Whatever may be the reason, Manmohan Singh has managed to keep his ministerial team lean. The law permits him to appoint at least 18 more ministers. In any case, the Cabinet in the last year-and-a-half has seen five vacancies, none of which has been filled.
 
That's why everybody expected Singh to effect a large-scale Cabinet reshuffle last week. Some members of the Cabinet were expected to be dropped, some new faces were likely to be included and some ministries were to be reshuffled. None of that happened. Instead, two existing ministers were loaded with more responsibilities and two ministers' responsibilities were reshuffled.
 
It was widely believed that Power Minister P M Sayeed would be dropped. The information and broadcasting ministry was expected to be taken away from Jaipal Reddy and entrusted with Congress spokesperson Ambica Soni.
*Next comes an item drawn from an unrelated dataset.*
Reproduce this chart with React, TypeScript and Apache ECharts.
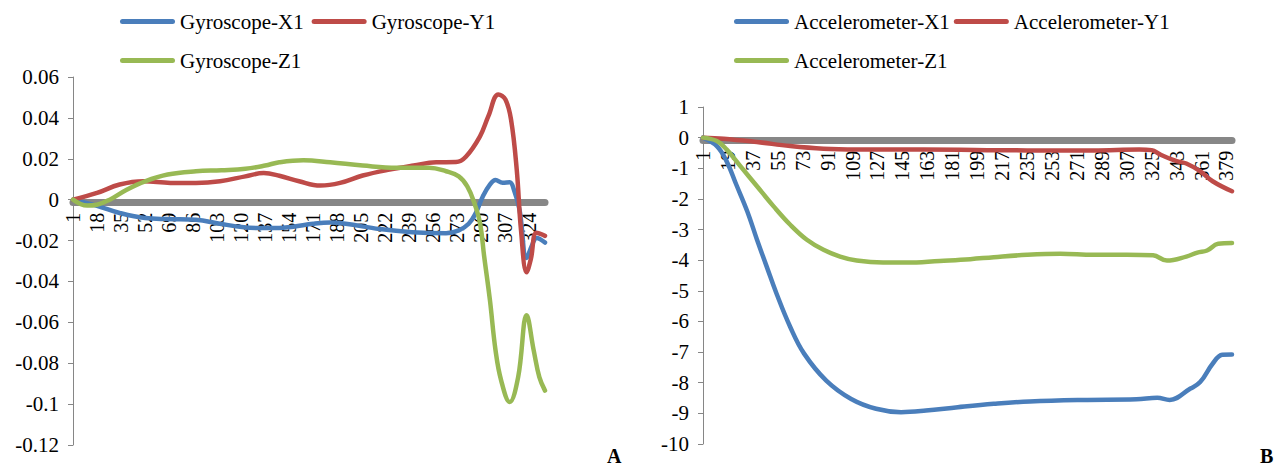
import React, { useEffect, useRef } from "react";
import * as echarts from "echarts";

// Gyroscope (left chart) — [sample, value]
const gyroX1: [number, number][] = [
  [1, 0], [18, -0.003], [34, -0.0065], [52, -0.009], [68, -0.0095], [88, -0.0098],
  [105, -0.0118], [122, -0.0135], [137, -0.0139], [147, -0.0138], [157, -0.0132],
  [171, -0.0118], [183, -0.0112], [194, -0.0118], [218, -0.0144], [241, -0.0159],
  [265, -0.0164], [274, -0.015], [281, -0.0118], [286, -0.0065], [291, 0.0016],
  [296, 0.0074], [300, 0.0096], [305, 0.0083], [310, 0.0085], [313, 0.0049],
  [317, -0.005], [322, -0.0285], [326, -0.022], [329, -0.0187], [335, -0.021],
];
const gyroY1: [number, number][] = [
  [1, 0], [18, 0.0033], [34, 0.0074], [51, 0.009], [70, 0.0082], [88, 0.0082],
  [105, 0.009], [123, 0.0114], [136, 0.013], [147, 0.0117], [161, 0.009],
  [176, 0.0069], [190, 0.0082], [206, 0.0118], [225, 0.0147], [242, 0.0167],
  [258, 0.0183], [272, 0.0184], [279, 0.021], [289, 0.031], [295, 0.041],
  [302, 0.0515], [307, 0.049], [311, 0.039], [315, 0.0147], [318, -0.0147],
  [322, -0.0355], [325, -0.029], [329, -0.0162], [335, -0.0177],
];
const gyroZ1: [number, number][] = [
  [1, 0], [11, -0.0029], [18, -0.0025], [27, 0], [39, 0.0049], [52, 0.009],
  [68, 0.0123], [88, 0.0139], [106, 0.0144], [123, 0.0151], [137, 0.0167],
  [147, 0.0183], [164, 0.0193], [183, 0.0183], [206, 0.0167], [230, 0.0156],
  [253, 0.0156], [265, 0.0139], [274, 0.0114], [280, 0.0065], [285, -0.0016],
  [289, -0.0114], [292, -0.028], [296, -0.049], [300, -0.0737], [304, -0.0885],
  [310, -0.099], [316, -0.0868], [322, -0.0565], [327, -0.0737], [331, -0.0868],
  [335, -0.0934],
];

// Accelerometer (right chart) — [sample, value]
const accelX1: [number, number][] = [
  [1, 0], [11, -0.275], [18, -0.767], [25, -1.53], [33, -2.41], [40, -3.33],
  [47, -4.21], [54, -5.08], [64, -6.18], [74, -7.05], [90, -7.93], [108, -8.53],
  [126, -8.85], [144, -8.96], [162, -8.91], [185, -8.8], [211, -8.69],
  [237, -8.61], [275, -8.56], [314, -8.54], [329, -8.49], [338, -8.56],
  [353, -8.19], [360, -7.98], [369, -7.38], [376, -7.09], [383, -7.08],
];
const accelY1: [number, number][] = [
  [1, 0], [16, -0.033], [40, -0.144], [64, -0.275], [88, -0.361], [112, -0.384],
  [160, -0.384], [235, -0.416], [283, -0.416], [316, -0.384], [325, -0.407],
  [331, -0.548], [343, -0.767], [350, -0.843], [360, -1.095], [369, -1.423],
  [383, -1.751],
];
const accelZ1: [number, number][] = [
  [1, 0], [11, -0.111], [18, -0.384], [28, -0.931], [40, -1.587], [52, -2.243],
  [64, -2.843], [76, -3.334], [88, -3.662], [100, -3.882], [112, -4.013],
  [131, -4.079], [148, -4.079], [172, -4.023], [194, -3.967], [211, -3.902],
  [235, -3.826], [259, -3.793], [283, -3.826], [307, -3.826], [326, -3.843],
  [336, -4.013], [350, -3.882], [358, -3.751], [365, -3.685], [373, -3.466],
  [383, -3.443],
];

const gyroNames = ["Gyroscope-X1", "Gyroscope-Y1", "Gyroscope-Z1"];
const accelNames = ["Accelerometer-X1", "Accelerometer-Y1", "Accelerometer-Z1"];
const panelLetters = ["A", "B"];

const leftXRange = [1, 335];
const rightXRange = [1, 383];
const leftTickStep = 17;
const rightTickStep = 18;
const leftYRange = [-0.12, 0.06, 0.02];
const rightYRange = [-10, 1, 1];

const COLORS = ["#4A7EBB", "#BE4B48", "#98B954"];
const FONT = "'Liberation Serif', 'Times New Roman', serif";
const CAPSULE =
  "path://M2.5,0 L52.5,0 A2.5,2.5 0 0 1 52.5,5 L2.5,5 A2.5,2.5 0 0 1 2.5,0 Z";

const LEFT_GRID = { left: 73, top: 77, width: 472, height: 368 };
const RIGHT_GRID = { left: 703, top: 107, width: 529, height: 337 };

// pixel offset of the zero line from the grid bottom (bar sits just below zero, as in the original)
function zeroOffset(grid: { top: number; height: number }, yr: number[]) {
  const zeroY = grid.top + grid.height * (yr[1] / (yr[1] - yr[0]));
  return -(grid.top + grid.height - zeroY) + 3;
}

export default function App() {
  const ref = useRef<HTMLDivElement>(null);

  useEffect(() => {
    if (!ref.current) return;
    const chart = echarts.init(ref.current, undefined, { renderer: "svg" });

    const legendBase = {
      icon: CAPSULE,
      itemWidth: 55,
      itemHeight: 5,
      padding: 0,
      selectedMode: false,
      textStyle: { fontFamily: FONT, fontSize: 21, color: "#000" },
    };

    const xAxisBase = (idx: number, range: number[], step: number, offset: number) => ({
      type: "value",
      gridIndex: idx,
      position: "bottom",
      offset,
      min: range[0],
      max: range[1],
      interval: step,
      axisLine: { show: true, onZero: false, lineStyle: { color: "#878787", width: 7 } },
      axisTick: { show: false },
      splitLine: { show: false },
      axisLabel: {
        rotate: 90,
        margin: 10,
        showMaxLabel: false,
        fontFamily: FONT,
        fontSize: 20,
        color: "#000",
      },
    });

    const yAxisBase = (idx: number, range: number[]) => ({
      type: "value",
      gridIndex: idx,
      min: range[0],
      max: range[1],
      interval: range[2],
      axisLine: { show: true, onZero: false, lineStyle: { color: "#868686", width: 1 } },
      axisTick: { show: true, length: 5, lineStyle: { color: "#868686" } },
      splitLine: { show: false },
      axisLabel: { margin: 14, fontFamily: FONT, fontSize: 21, color: "#000" },
    });

    const mkSeries = (name: string, data: [number, number][], color: string, idx: number) => ({
      type: "line",
      name,
      data,
      xAxisIndex: idx,
      yAxisIndex: idx,
      smooth: 0.4,
      showSymbol: false,
      symbol: "none",
      color,
      lineStyle: { color, width: 4.5, cap: "round", join: "round" },
      z: 3,
    });

    chart.setOption({
      animation: false,
      backgroundColor: "#fff",
      grid: [
        { ...LEFT_GRID, containLabel: false },
        { ...RIGHT_GRID, containLabel: false },
      ],
      legend: [
        { ...legendBase, data: [gyroNames[0], gyroNames[1]], left: 120, top: 11, itemGap: 8 },
        { ...legendBase, data: [gyroNames[2]], left: 120, top: 50 },
        { ...legendBase, data: [accelNames[0], accelNames[1]], left: 734, top: 11, itemGap: 4 },
        { ...legendBase, data: [accelNames[2]], left: 734, top: 50 },
      ],
      xAxis: [
        xAxisBase(0, leftXRange, leftTickStep, zeroOffset(LEFT_GRID, leftYRange)),
        xAxisBase(1, rightXRange, rightTickStep, zeroOffset(RIGHT_GRID, rightYRange)),
      ],
      yAxis: [yAxisBase(0, leftYRange), yAxisBase(1, rightYRange)],
      series: [
        mkSeries(gyroNames[0], gyroX1, COLORS[0], 0),
        mkSeries(gyroNames[1], gyroY1, COLORS[1], 0),
        mkSeries(gyroNames[2], gyroZ1, COLORS[2], 0),
        mkSeries(accelNames[0], accelX1, COLORS[0], 1),
        mkSeries(accelNames[1], accelY1, COLORS[1], 1),
        mkSeries(accelNames[2], accelZ1, COLORS[2], 1),
      ],
      graphic: [
        {
          type: "text",
          left: 607,
          top: 446,
          style: { text: panelLetters[0], font: `bold 20px ${FONT}`, fill: "#000" },
        },
        {
          type: "text",
          left: 1260,
          top: 446,
          style: { text: panelLetters[1], font: `bold 20px ${FONT}`, fill: "#000" },
        },
      ],
    });

    return () => chart.dispose();
  }, []);

  return (
    <div
      ref={ref}
      style={{ position: "fixed", left: 0, top: 0, width: 1282, height: 470, background: "#fff" }}
    />
  );
}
Reddy lost that ministry, but got the urban development ministry in return. And, of course, no new ministers were inducted and, hence, Soni was retained in her party job.
 
The prime minister was reportedly not too happy with the handling of the petroleum and natural gas ministry. His complaint was that the sensitive petroleum product pricing issue had been brought back into the lap of the government, while the strategy should have been to distance the government from the process of deciding on petroleum product prices. Worse, there was a point when even the petroleum and natural gas ministry was seen as deflecting the petroleum product pricing issue to the Prime Minister's Office. So, this ministry was also expected to be impacted by the much-awaited cabinet reshuffle.
 
That all these expected changes did not happen was also due to Singh's inability to make a convincing political case for a large-scale overhaul of the Cabinet. After all, Cabinet reshuffles are a political exercise at meeting aspirations of the political party in power. And when there is not just one political party in power but a coalition of political parties, the job becomes even more difficult. Dropping a minister becomes as difficult as inducting a new one.
 
A safe option in such a situation is to make marginal adjustments in the portfolios of the ministers without upsetting anyone who is politically powerful. It is this art of exercising a safe option that Singh has perfected over the past one-year-and-a-half. This is a different Manmohan Singh. When he was the finance minister in the early 1990s in the P V Narasimha Rao government, Singh would not hesitate in making changes in the top team of officers assisting him in North Block. Even before completing the first year in office as finance minister, he put in place a new team of officers hand-picked by him and in-charge of key positions.
 
Unfortunately, as prime minister, he does not enjoy the same flexibility. It seems he is conscious of this limitation politics has imposed on him. That is why he is comfortable with a lean Cabinet with so many portfolios being dumped on one minister, instead of insisting on a full-fledged Cabinet reshuffle. A lean Cabinet also allows him to focus more on the bureaucracy and ensure that it delivers in ministries where the work agenda may not get expedited through the ministers.
 
Also, there has been no perceptible fall in the performance of those ministries, which have now been made additional responsibilities of other ministers. For instance, the coal ministry has been with the prime minister himself for about a year. Industry is yet to complain about any problems it faced while dealing with the coal ministry. Similarly, no one should complain if the ministries of overseas Indian affairs and sports have been made additional responsibilities of existing ministers.
 
P V Narasimha Rao, it is said, had successfully used his political indecisiveness as a potent strategy to succeed in politics. Manmohan Singh, who is said to have learnt politics at Rao's feet, may well have succeeded in improving governance by not insisting on a Cabinet expansion.